The cans were filled with fish, some water, there was a big tank of water filled with dried vegetables for flavor. A machine capped the cans and they rolled down the line into a big basket. One of my jobs was “tailing off” watching the cans hit a belt to prevent dents and go into these big baskets.
The baskets were wheeled into retorts, large pressure cookers, when they were done the cans were sealed.
Most canned goods are similarly cooked in large pressure cookers.
Cooking certain dry goods can mainly shorten the time until it’s edible by a considerable amount. Trail hikers will sometimes add water and let it sit for a long time, eating later in the day or the next morning. This is a similar concept to cold brew coffee.
Yes, I’d pick up a propane or white gas stove of some sort.

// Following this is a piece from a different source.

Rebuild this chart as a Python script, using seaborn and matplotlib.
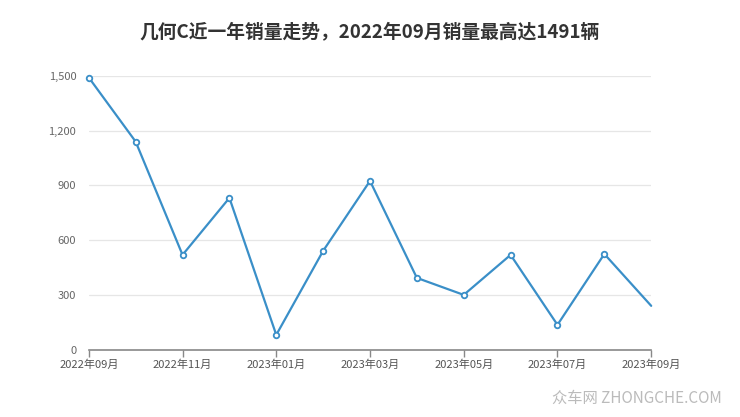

Pressure canning is also something I’ve been exploring, commercial canners have a lot more powerful equipment and can get away with safely canning a lot of things that aren’t really possible at home. PC means it’s already been cooked. As for online canning communities, you can find two extremes of what’s safe, and everything in between. That’s a different discussion, but it’s important to note that the more conservative guides select for both safety and quality of the canned product, so some things don’t have canning recipes available simply because it’s possible and safe but not good.
If there’s any chance whatsoever that you might use them, get your chimneys checked. A chimney that hasn’t been used in decades, or even in a couple of years, may easily be seriously unsafe, or blocked entirely, or both. You don’t want to try to deal with an emergency by burning your house down.
And get a chimney cap fitted, to keep the birds and bats out, or it might become clogged in a lot less time than that.
ETA: Chimney caps let the smoke out. They’re not something you need to climb up and remove before you can light a fire.
Additional note: many modern fireplaces are designed for looks and will put very little heat into the house. You can get a fireplace insert that will. Get one with something resembling a cooking surface, if you’re going to get one.